Si se cobrara una lana cada vez que alguien osara hablar de los aprendizajes obtenidos “con-esto-de-la-pandemia”, habría presupuesto para armar un santo guateque, eso sí, con cubrebocas y distancia social incluida. No vaya a ser el Diablo. Y como jamás se ha suspendido una gorra por mi culpa, para poner mi granito de arena al jolgorio podría sumarme al alud de frases que del chancro pandémico se han derivado.
Poco antes de que nos mandaran a casa a guardarnos, experimenté en carne propia lo que alguien días después se encargó de verbalizar: “Si no te mueves, la vida te mueve”. Aún no andábamos paranoicos ni se hablaba de cifras alarmantes de contagios en lo general, pero los cambios ya se empezaban a sentir en la particularidad de quien esto escribe.
La rutina podrá ser cualquier cosa, pero de que brinda certidumbre eso es un hecho. Los animales sociales de costumbres enraizadas lo sabemos bien, de ahí que cueste uno y la mitad del otro dejar de hacer lo que se hace. Pero los filósofos del “covidismo” tienen la boca atascada de razón, a fuerza de no haber más remedio acusamos transformación incluso quienes solíamos ser más reacios a ello.
A los lugares de trabajo, a los esquemas de interacción, a la manera de ver el mundo y hasta de vernos a nosotros mismos. Luego de dos años de rudeza innecesaria por parte del barbón de arriba, la lección de movilidad se ha vuelto, quién lo diría, todo un hábito. Tanto que cada que hay oportunidad de ejercer la metamorfosis, ni modo de no aprovecharla.
Luego de muchos meses de mover las carnes en el gimnasio, antes y después del encierro covidiano, de hacer migas estupendas con profesionales y entusiastas del fitness, las finanzas, el tiempo y el sentido común se impusieron. Y acabaron por lanzar mis huesos (y mis lípidos) a un nuevo entorno sudoroso donde lo imperante son las barras y las mancuernas.
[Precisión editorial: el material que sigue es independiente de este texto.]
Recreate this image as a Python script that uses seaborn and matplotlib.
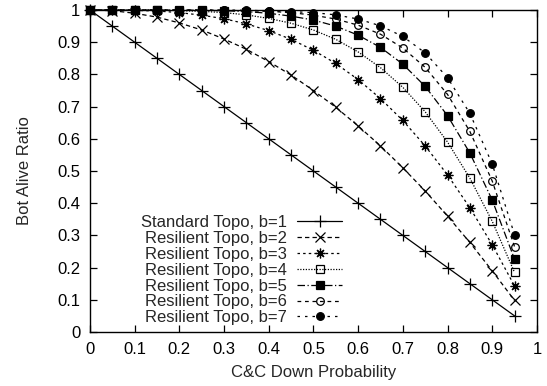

Contrario a la práctica de dejarme ir como gorda (no muy gorda) en tobogán por los salones de pilates, gap, yoga y zumba, comprendí que había llegado el momento de ignorar a la doñita que llevo dentro y de entrarle a las pesas, de codearse con la raza de la hipertrofia muscular y dejar de hacerle al cuento. Así que me armé del valor necesario en estos casos, dejé las clases de cardio y le entré al asunto de peso.
Habiendo tomado semejante decisión e invadido la región de los forzudos con cara de malos, me pregunto cuánto tiempo debe pasar para que me entren ganas de usar camisetas talla “Ch”, para empezar a caminar con los brazos separados de los costados como si me ardieran las axilas o para enfundarme en unas mallas debajo de un short que salvaguarde el pudor, nomás para estar a la “moda”.
Por lo pronto acuso un severo envaramiento del hermoso cuerpo que habrán de comerse los gusanos. No me apresuro a decir que ando tieso, pues aún no obtengo ese honor, pero hay en mí una sensación de haber sido usado como piso para un buen zapateado. Es el precio de moverse, supongo.